Tata had offered a package in December to retain its steel business in Britain instead of selling it, and the generous financial commitment in the pension scheme was seen as a major hurdle.
Three unions – Unite, Community and GMB – balloted their members on the package offered, and result was 72% in favour.
Responding to the results, Roy Rickhuss of Community, said: “This result provides a mandate from our members to move forward in our discussions with Tata and find a sustainable solution for the British Steel Pension Scheme”.
“We now expect Tata to make good on their promises and deliver the investment plan for the whole of their steel business. The UK government still has an important role to play and we fully expect them to deliver tangible support for steelmaking in the UK.”

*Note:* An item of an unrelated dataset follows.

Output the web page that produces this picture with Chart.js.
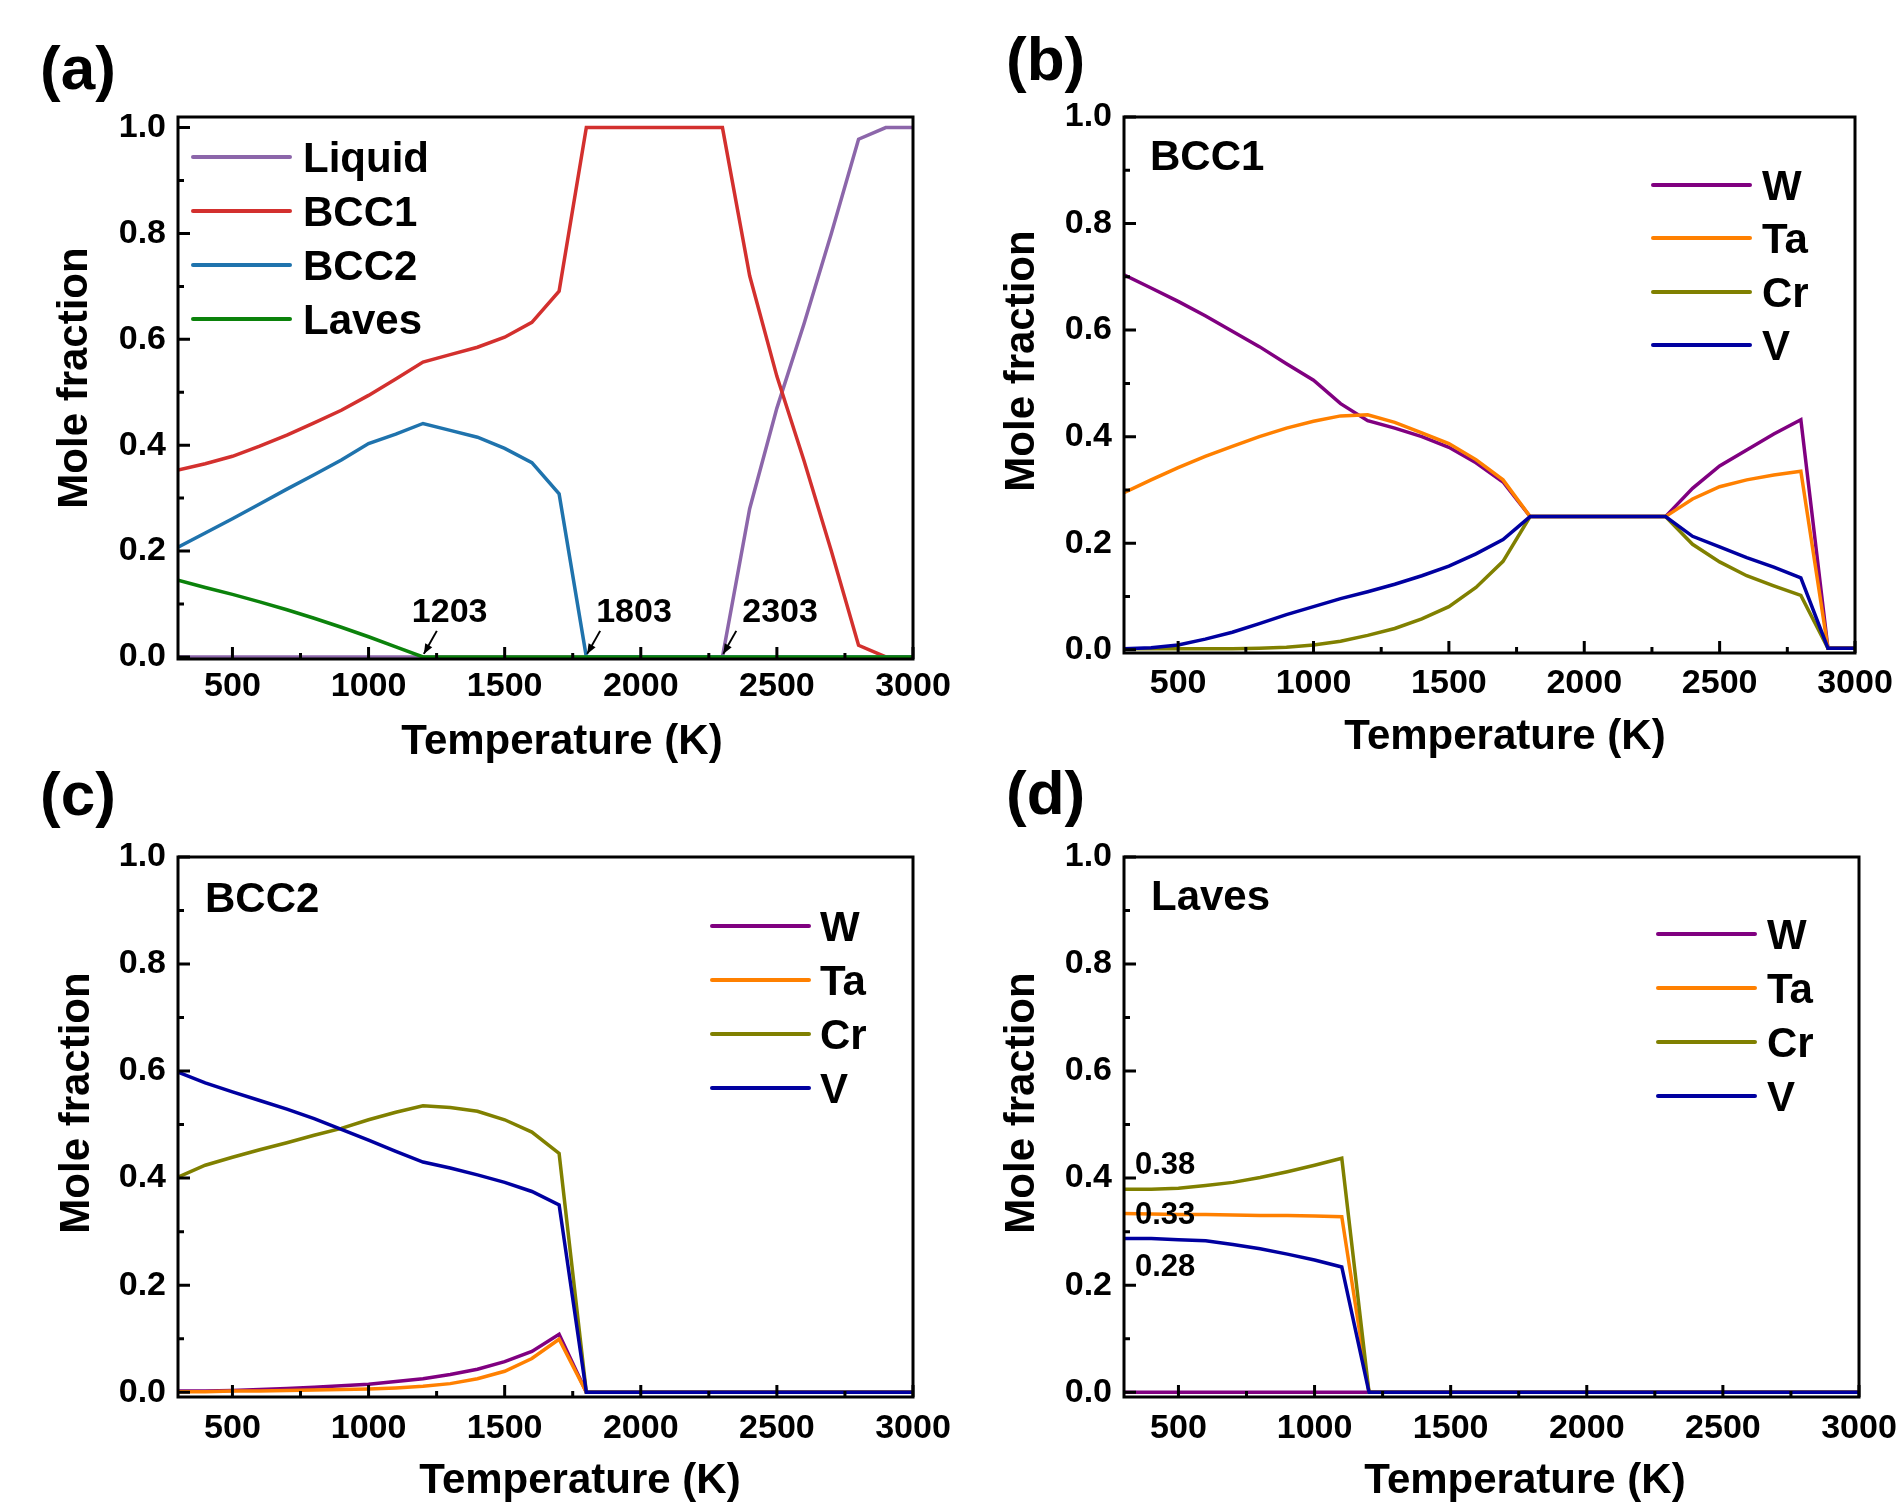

Tata’s December offer included a guaranteed, minimum five-year commitment to keeping two blast furnaces at the Port Talbot plant in Wales; a 10-year £1 billion investment plan to support steel making at the site; a commitment to seek to avoid compulsory redundancies for five years; and a consultation on replacing the current pension with a "defined contribution scheme" involving maximum contributions of 10% from the company and 6% from employees.
Tony Brady of Unite said: “Steelworkers have made great sacrifices to ensure the UK’s world class steel industry has a future. Those sacrifices must be repaid by Tata Steel honouring its commitments on investment and job security. Nothing less would be a betrayal and add to the deep mistrust that steelworkers now have for the company.”
Dave Hulse of GMB said: “Now that steelworkers have done their bit, it is time for the government to step up and do theirs. Thousands of skilled jobs rely on steelmaking and the industry supports the whole UK manufacturing sector”.
“Instead of insulting steelworkers by classing their industry as a ‘low priority’, the government set out as strategy for steel that recognises it as a high priority for investment and innovation.”